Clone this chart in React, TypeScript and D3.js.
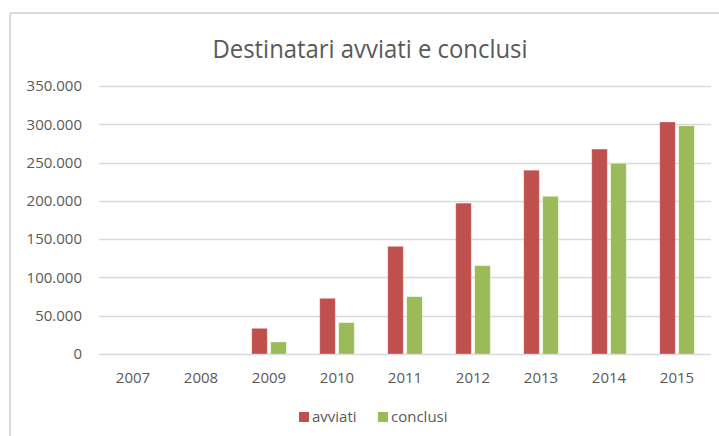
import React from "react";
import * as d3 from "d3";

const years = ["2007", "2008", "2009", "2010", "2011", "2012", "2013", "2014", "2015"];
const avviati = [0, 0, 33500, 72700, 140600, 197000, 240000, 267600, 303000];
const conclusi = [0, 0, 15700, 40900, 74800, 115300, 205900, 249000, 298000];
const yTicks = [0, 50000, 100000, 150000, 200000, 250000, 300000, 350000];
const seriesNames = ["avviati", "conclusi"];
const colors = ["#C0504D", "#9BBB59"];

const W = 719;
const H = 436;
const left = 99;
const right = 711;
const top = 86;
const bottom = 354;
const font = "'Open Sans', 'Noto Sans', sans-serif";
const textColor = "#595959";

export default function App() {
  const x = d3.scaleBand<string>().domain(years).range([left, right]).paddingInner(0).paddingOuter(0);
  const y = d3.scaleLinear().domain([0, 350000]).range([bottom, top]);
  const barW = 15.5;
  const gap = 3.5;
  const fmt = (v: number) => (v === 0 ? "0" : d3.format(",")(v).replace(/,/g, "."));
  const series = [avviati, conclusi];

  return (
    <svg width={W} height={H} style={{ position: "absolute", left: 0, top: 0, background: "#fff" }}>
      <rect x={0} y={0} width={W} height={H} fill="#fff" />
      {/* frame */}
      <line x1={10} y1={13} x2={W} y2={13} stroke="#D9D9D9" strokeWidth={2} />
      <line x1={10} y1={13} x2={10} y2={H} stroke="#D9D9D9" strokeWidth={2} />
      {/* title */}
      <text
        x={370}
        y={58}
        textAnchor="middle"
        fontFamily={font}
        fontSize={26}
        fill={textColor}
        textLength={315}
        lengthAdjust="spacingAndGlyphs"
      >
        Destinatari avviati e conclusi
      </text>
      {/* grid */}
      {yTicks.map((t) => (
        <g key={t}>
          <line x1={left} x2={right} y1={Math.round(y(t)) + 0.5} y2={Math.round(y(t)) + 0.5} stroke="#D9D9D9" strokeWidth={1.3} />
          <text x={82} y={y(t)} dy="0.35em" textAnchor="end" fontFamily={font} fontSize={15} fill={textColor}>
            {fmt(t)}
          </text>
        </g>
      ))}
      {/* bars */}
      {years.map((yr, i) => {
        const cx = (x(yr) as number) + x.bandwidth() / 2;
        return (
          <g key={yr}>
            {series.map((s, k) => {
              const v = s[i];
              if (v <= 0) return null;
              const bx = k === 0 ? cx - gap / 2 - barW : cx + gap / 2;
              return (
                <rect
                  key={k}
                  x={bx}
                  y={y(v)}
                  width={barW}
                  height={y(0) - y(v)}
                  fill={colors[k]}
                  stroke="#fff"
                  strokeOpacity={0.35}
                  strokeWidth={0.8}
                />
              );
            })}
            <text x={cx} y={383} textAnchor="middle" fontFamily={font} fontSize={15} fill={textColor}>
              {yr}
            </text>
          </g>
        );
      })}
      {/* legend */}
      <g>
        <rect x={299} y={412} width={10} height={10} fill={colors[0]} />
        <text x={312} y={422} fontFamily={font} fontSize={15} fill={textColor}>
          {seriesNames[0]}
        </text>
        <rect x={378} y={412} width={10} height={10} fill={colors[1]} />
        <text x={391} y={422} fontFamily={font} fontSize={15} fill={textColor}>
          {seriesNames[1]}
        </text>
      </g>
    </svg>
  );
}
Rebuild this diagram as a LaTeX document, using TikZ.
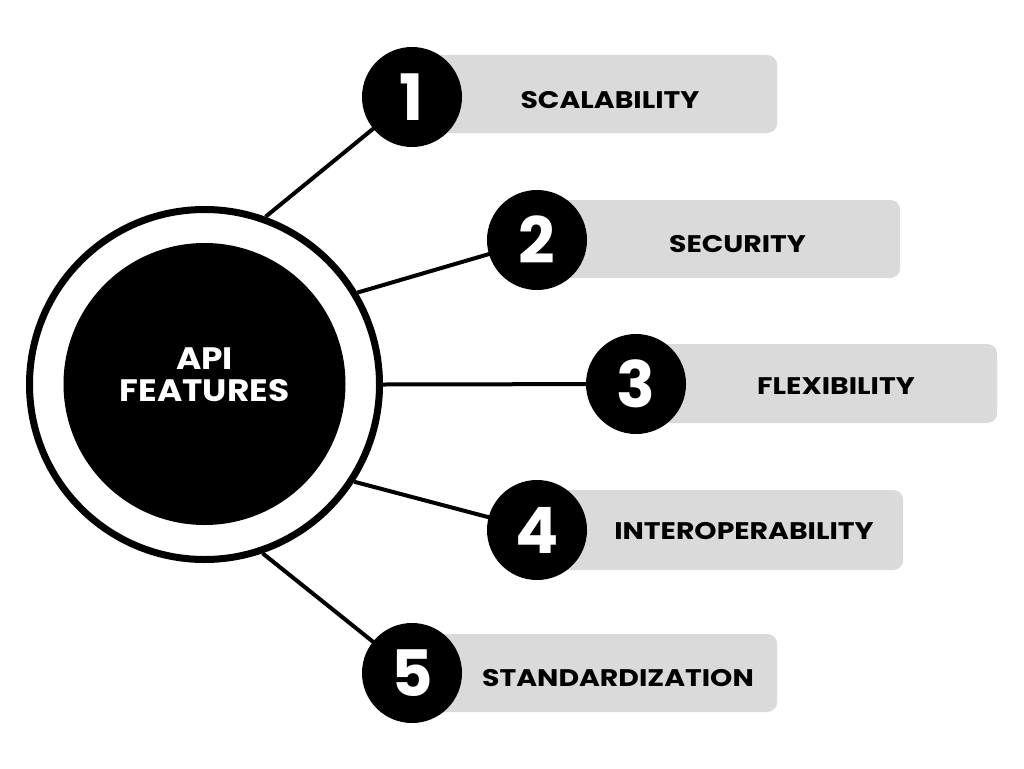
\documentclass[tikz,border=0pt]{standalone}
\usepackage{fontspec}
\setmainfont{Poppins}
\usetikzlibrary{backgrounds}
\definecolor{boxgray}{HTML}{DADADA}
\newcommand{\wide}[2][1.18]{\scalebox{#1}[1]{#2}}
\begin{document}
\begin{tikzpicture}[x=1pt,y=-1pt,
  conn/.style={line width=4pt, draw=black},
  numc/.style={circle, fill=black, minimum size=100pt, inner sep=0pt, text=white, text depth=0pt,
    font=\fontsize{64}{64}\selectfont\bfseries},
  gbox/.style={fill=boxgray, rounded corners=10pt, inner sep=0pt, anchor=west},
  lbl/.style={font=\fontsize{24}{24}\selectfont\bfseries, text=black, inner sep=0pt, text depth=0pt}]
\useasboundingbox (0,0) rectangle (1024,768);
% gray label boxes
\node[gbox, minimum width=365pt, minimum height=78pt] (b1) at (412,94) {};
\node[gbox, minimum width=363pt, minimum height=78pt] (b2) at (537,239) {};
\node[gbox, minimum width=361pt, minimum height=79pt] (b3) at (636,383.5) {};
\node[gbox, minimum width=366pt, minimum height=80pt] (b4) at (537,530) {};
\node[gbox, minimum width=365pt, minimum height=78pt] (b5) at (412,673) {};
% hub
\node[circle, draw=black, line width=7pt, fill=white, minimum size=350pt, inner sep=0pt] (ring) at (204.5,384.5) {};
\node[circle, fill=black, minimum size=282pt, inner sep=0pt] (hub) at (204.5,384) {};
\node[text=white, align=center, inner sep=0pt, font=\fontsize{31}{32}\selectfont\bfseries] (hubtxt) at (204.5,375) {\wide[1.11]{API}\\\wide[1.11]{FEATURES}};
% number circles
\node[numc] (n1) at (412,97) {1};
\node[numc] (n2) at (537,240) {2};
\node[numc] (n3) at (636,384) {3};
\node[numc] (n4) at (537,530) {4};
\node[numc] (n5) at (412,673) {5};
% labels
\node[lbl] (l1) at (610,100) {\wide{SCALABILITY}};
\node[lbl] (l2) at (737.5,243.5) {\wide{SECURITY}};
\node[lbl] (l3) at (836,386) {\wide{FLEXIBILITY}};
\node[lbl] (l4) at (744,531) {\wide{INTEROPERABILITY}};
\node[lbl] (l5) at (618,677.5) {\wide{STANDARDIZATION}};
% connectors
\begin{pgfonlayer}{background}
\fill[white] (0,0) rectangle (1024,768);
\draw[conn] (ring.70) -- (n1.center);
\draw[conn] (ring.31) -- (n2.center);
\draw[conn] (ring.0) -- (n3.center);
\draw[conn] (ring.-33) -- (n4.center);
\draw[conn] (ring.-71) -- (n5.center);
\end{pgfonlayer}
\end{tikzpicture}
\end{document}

+ + +

SET EXERCISE: Only lines belong in the copy: transcribe those from the start of the data through the line that contains "const series = [avviati, conclusi];", and skip the pictures.

RESPONSE TO THIS EXERCISE:
Clone this chart in React, TypeScript and D3.js.
import React from "react";
import * as d3 from "d3";

const years = ["2007", "2008", "2009", "2010", "2011", "2012", "2013", "2014", "2015"];
const avviati = [0, 0, 33500, 72700, 140600, 197000, 240000, 267600, 303000];
const conclusi = [0, 0, 15700, 40900, 74800, 115300, 205900, 249000, 298000];
const yTicks = [0, 50000, 100000, 150000, 200000, 250000, 300000, 350000];
const seriesNames = ["avviati", "conclusi"];
const colors = ["#C0504D", "#9BBB59"];

const W = 719;
const H = 436;
const left = 99;
const right = 711;
const top = 86;
const bottom = 354;
const font = "'Open Sans', 'Noto Sans', sans-serif";
const textColor = "#595959";

export default function App() {
  const x = d3.scaleBand<string>().domain(years).range([left, right]).paddingInner(0).paddingOuter(0);
  const y = d3.scaleLinear().domain([0, 350000]).range([bottom, top]);
  const barW = 15.5;
  const gap = 3.5;
  const fmt = (v: number) => (v === 0 ? "0" : d3.format(",")(v).replace(/,/g, "."));
  const series = [avviati, conclusi];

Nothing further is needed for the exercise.